▶ [RECORDS FOR THE TASK]

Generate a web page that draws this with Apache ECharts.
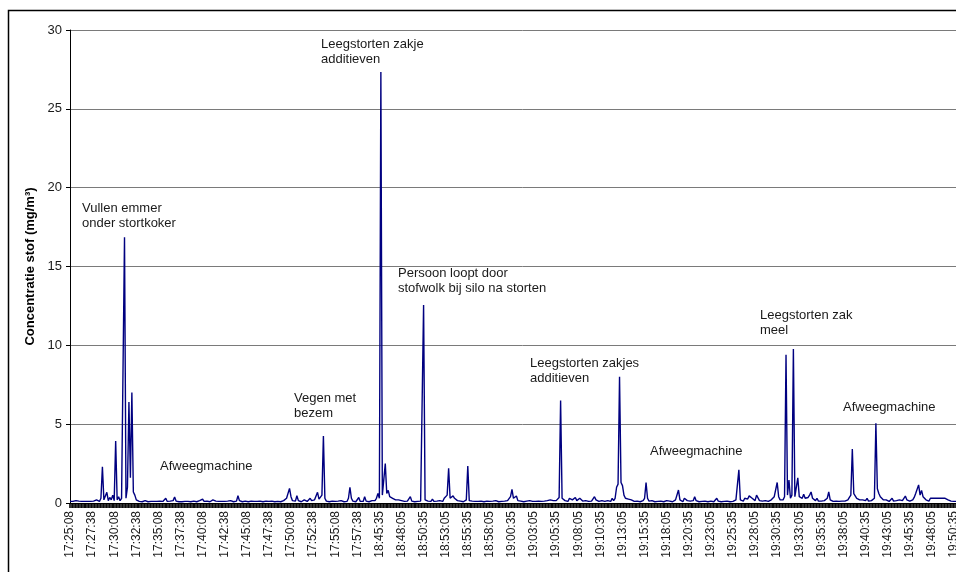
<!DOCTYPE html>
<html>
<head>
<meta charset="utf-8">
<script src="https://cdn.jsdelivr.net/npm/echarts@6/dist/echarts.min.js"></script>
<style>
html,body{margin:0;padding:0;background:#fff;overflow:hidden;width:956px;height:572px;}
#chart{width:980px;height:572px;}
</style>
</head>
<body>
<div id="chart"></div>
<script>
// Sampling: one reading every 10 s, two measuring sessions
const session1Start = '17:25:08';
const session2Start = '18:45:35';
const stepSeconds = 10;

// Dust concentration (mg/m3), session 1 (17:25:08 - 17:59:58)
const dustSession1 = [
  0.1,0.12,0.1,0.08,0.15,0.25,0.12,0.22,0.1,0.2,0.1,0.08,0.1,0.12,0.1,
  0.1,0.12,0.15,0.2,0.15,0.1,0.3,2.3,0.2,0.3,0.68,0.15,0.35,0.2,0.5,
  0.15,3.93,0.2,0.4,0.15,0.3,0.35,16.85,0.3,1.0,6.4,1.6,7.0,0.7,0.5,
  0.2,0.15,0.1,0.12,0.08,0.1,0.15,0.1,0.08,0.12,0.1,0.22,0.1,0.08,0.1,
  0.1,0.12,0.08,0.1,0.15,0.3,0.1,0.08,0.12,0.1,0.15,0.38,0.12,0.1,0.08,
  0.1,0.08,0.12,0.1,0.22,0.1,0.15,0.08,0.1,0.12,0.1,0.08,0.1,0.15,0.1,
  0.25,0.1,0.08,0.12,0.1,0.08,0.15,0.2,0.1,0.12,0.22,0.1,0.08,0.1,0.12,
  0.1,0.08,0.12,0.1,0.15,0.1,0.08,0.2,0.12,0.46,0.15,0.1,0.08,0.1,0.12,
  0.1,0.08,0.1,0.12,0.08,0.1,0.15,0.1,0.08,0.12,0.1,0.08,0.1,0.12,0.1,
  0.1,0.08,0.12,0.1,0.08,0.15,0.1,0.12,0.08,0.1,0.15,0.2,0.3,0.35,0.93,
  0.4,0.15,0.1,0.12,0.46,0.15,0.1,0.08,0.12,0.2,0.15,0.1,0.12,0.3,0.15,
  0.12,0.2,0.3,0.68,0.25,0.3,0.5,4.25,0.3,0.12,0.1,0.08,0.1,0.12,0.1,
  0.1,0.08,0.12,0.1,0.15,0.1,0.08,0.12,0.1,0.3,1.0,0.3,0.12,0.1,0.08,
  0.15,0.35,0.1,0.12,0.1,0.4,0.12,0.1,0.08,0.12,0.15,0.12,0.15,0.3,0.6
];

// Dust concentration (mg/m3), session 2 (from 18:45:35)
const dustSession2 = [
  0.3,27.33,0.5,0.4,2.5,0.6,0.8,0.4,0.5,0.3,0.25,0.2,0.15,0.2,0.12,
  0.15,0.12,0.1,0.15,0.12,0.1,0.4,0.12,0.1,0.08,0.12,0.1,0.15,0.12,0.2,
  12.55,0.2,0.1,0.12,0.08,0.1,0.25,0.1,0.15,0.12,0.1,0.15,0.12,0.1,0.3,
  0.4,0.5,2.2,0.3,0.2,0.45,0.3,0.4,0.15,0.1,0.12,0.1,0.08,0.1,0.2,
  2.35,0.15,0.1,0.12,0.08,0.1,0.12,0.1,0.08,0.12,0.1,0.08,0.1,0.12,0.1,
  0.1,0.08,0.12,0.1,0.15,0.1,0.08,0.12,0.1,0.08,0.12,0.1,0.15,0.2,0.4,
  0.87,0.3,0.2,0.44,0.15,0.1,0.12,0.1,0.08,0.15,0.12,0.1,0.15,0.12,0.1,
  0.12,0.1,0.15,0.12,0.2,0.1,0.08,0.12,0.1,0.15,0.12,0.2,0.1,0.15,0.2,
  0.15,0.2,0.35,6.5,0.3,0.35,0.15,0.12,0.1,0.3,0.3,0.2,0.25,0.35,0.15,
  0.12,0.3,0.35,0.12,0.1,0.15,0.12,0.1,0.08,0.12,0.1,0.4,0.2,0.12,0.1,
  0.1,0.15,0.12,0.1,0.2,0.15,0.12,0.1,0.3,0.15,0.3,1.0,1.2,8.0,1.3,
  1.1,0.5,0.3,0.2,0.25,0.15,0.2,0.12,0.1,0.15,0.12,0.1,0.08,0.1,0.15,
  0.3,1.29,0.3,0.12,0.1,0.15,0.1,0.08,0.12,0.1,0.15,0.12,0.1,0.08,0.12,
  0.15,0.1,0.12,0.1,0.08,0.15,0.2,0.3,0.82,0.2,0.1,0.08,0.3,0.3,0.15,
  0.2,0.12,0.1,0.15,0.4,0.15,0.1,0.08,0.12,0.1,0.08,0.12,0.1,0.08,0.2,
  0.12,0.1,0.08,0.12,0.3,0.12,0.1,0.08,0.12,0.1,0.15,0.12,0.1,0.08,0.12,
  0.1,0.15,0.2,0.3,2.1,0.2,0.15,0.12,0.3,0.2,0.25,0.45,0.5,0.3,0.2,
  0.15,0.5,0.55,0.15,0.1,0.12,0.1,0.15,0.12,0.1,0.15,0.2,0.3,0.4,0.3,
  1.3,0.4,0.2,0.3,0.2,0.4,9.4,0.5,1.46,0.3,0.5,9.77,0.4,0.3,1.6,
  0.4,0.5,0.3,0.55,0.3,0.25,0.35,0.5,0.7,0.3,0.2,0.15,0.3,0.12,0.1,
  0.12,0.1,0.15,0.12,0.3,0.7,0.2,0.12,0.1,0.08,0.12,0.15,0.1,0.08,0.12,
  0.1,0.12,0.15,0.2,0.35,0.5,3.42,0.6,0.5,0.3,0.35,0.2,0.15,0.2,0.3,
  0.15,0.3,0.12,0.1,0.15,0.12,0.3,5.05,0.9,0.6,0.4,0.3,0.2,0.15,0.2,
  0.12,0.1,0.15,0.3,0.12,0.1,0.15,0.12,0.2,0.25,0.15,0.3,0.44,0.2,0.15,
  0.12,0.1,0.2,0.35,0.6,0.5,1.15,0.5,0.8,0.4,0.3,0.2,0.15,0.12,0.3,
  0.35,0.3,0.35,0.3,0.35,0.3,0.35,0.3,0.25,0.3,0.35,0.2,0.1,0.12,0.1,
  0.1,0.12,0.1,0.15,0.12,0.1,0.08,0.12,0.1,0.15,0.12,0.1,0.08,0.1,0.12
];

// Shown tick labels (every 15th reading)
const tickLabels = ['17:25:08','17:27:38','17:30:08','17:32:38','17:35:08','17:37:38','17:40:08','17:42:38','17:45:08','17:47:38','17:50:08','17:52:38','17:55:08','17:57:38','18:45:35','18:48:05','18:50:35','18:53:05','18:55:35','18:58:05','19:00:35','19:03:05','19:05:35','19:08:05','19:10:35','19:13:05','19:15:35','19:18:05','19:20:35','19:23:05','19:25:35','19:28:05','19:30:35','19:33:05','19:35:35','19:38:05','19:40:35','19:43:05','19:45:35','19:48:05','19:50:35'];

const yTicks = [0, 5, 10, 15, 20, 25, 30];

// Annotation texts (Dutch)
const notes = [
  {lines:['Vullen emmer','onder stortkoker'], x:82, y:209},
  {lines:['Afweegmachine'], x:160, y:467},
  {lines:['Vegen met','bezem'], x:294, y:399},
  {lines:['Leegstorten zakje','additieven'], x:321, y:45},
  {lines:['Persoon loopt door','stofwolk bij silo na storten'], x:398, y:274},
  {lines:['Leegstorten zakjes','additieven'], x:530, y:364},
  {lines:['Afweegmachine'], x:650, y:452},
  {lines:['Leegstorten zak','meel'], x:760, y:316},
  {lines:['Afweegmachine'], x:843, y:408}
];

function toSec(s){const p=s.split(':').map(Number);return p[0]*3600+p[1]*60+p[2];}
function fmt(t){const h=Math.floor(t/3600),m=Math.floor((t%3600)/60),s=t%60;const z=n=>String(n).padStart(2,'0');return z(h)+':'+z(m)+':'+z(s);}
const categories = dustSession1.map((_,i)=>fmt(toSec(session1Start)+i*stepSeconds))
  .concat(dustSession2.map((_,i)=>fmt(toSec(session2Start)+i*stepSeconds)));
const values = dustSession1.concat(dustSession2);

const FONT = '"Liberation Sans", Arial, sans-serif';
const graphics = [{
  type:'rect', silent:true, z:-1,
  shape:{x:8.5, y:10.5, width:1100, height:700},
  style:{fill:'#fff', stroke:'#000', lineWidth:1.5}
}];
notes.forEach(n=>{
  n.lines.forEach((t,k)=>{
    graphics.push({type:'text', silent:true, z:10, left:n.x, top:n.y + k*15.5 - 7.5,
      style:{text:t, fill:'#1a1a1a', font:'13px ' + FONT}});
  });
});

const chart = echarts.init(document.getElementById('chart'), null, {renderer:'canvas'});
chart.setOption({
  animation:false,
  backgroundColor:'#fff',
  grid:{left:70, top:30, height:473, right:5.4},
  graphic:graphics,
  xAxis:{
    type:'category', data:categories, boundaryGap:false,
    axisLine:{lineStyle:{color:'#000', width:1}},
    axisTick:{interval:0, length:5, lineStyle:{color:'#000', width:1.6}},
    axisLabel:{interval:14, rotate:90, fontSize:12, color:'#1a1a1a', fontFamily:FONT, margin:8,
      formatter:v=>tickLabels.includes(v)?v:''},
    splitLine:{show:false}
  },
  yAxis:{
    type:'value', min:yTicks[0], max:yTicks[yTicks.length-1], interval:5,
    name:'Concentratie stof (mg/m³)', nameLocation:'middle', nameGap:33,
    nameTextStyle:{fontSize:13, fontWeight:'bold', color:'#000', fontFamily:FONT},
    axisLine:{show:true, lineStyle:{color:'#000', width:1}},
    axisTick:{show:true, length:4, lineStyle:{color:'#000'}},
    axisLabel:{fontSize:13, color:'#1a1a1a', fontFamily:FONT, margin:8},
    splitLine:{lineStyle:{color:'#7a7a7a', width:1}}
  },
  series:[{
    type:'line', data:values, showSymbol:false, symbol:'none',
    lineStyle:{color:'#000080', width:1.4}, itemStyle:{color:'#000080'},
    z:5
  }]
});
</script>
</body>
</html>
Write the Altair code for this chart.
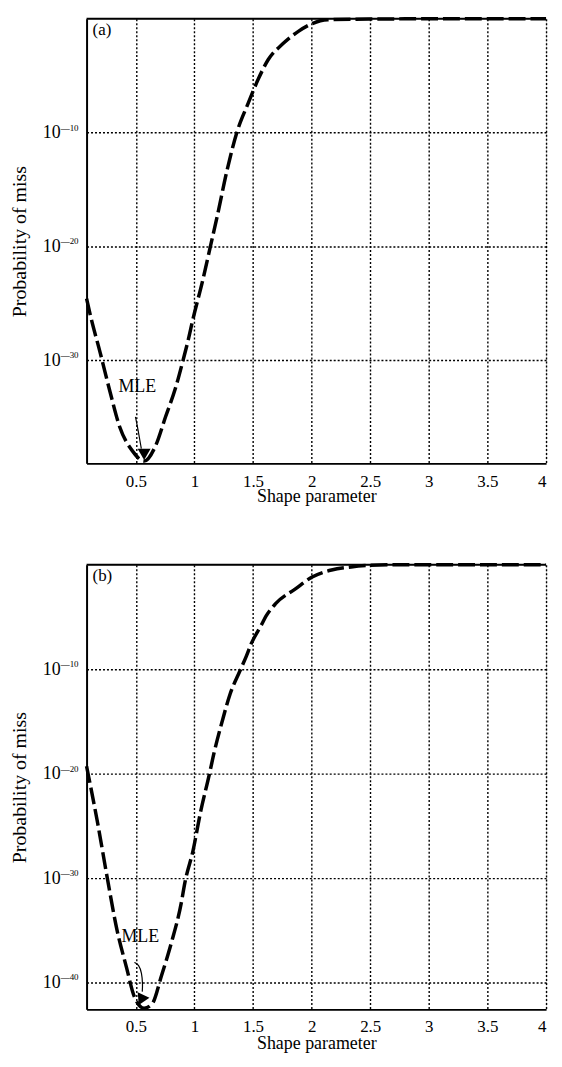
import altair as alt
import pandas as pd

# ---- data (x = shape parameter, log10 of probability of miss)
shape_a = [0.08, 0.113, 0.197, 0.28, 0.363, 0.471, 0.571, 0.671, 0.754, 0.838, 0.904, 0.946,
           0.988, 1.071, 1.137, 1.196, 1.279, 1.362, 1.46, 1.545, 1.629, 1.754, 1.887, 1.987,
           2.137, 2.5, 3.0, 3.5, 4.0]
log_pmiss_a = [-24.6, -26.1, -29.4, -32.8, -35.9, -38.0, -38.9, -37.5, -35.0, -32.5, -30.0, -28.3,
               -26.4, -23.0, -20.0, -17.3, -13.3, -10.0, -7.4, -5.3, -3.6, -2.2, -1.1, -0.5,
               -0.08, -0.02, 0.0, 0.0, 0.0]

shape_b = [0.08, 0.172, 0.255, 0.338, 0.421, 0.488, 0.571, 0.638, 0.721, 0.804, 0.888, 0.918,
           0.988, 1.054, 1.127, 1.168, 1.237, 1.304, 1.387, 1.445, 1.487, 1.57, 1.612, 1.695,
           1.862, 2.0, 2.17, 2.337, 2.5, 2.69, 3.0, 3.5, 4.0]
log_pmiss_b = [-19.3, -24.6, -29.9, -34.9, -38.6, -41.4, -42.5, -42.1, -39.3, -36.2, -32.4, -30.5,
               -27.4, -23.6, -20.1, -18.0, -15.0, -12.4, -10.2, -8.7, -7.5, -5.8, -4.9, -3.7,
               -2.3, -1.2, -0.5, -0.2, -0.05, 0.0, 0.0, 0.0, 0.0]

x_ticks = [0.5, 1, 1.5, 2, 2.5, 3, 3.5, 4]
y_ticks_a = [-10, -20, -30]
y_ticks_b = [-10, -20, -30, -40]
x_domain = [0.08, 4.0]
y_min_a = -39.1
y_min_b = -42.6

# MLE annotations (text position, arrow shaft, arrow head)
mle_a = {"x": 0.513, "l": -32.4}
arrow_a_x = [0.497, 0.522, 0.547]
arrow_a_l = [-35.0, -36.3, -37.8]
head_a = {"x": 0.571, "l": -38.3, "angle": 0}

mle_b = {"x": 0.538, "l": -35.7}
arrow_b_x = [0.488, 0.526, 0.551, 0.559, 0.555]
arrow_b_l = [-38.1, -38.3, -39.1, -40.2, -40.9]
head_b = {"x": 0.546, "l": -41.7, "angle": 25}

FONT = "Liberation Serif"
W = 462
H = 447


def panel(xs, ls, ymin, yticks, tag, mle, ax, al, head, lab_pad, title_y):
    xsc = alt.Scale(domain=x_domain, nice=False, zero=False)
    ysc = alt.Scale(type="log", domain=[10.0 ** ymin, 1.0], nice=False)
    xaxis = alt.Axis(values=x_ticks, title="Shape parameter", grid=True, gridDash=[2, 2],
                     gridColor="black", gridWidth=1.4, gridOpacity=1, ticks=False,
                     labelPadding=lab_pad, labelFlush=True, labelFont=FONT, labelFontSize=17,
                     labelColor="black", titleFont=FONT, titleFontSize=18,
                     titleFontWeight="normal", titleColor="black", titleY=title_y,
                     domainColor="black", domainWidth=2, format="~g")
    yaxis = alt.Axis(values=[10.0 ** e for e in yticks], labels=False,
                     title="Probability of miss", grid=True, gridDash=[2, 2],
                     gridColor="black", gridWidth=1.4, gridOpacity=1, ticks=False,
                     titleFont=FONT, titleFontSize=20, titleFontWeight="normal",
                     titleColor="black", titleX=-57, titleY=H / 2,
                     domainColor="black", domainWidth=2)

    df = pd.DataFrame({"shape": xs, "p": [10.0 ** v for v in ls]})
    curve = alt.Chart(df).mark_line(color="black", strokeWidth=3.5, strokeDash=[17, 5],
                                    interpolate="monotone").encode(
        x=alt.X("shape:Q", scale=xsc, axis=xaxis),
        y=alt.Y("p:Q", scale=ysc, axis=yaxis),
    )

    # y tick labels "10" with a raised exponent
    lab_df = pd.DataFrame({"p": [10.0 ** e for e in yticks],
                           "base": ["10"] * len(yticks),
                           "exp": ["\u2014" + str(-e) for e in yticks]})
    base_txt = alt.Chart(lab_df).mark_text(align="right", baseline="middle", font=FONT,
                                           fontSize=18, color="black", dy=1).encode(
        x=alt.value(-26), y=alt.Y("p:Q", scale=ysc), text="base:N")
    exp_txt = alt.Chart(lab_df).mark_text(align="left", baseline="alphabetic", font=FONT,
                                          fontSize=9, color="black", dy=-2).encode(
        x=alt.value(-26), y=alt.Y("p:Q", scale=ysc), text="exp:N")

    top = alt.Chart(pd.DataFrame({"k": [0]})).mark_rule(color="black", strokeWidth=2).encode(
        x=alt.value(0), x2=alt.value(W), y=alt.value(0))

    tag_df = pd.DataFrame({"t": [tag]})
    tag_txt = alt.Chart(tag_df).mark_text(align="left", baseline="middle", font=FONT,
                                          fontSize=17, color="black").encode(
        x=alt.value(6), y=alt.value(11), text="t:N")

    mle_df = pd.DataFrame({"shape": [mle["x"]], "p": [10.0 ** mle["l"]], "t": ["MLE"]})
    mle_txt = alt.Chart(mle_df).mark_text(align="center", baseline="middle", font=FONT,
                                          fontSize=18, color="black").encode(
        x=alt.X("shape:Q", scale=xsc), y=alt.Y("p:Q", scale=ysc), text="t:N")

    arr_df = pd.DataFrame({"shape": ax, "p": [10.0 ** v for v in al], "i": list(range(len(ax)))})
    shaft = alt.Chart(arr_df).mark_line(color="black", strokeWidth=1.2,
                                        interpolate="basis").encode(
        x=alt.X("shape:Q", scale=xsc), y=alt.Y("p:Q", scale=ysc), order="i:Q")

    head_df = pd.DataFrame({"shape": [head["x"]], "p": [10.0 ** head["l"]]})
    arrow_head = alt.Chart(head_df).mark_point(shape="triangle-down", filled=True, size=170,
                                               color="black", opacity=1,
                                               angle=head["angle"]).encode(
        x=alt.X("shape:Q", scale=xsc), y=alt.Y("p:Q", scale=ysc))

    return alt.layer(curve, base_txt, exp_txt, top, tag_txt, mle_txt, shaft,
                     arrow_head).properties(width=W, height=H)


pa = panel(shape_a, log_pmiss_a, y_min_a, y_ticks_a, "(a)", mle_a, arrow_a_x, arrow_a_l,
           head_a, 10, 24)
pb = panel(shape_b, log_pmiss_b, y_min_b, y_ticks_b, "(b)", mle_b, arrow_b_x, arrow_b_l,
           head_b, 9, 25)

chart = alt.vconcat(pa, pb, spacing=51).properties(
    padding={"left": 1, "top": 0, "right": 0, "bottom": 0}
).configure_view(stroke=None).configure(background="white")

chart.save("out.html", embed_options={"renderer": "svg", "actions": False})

▶ [WHAT IS NEEDED]
The required output is the exact run of lines from the start of the records through the line containing "const stepSeconds = 10;", both ends included, with no pictures.

▶ [RESULT OF THIS EXERCISE]
Generate a web page that draws this with Apache ECharts.
<!DOCTYPE html>
<html>
<head>
<meta charset="utf-8">
<script src="https://cdn.jsdelivr.net/npm/echarts@6/dist/echarts.min.js"></script>
<style>
html,body{margin:0;padding:0;background:#fff;overflow:hidden;width:956px;height:572px;}
#chart{width:980px;height:572px;}
</style>
</head>
<body>
<div id="chart"></div>
<script>
// Sampling: one reading every 10 s, two measuring sessions
const session1Start = '17:25:08';
const session2Start = '18:45:35';
const stepSeconds = 10;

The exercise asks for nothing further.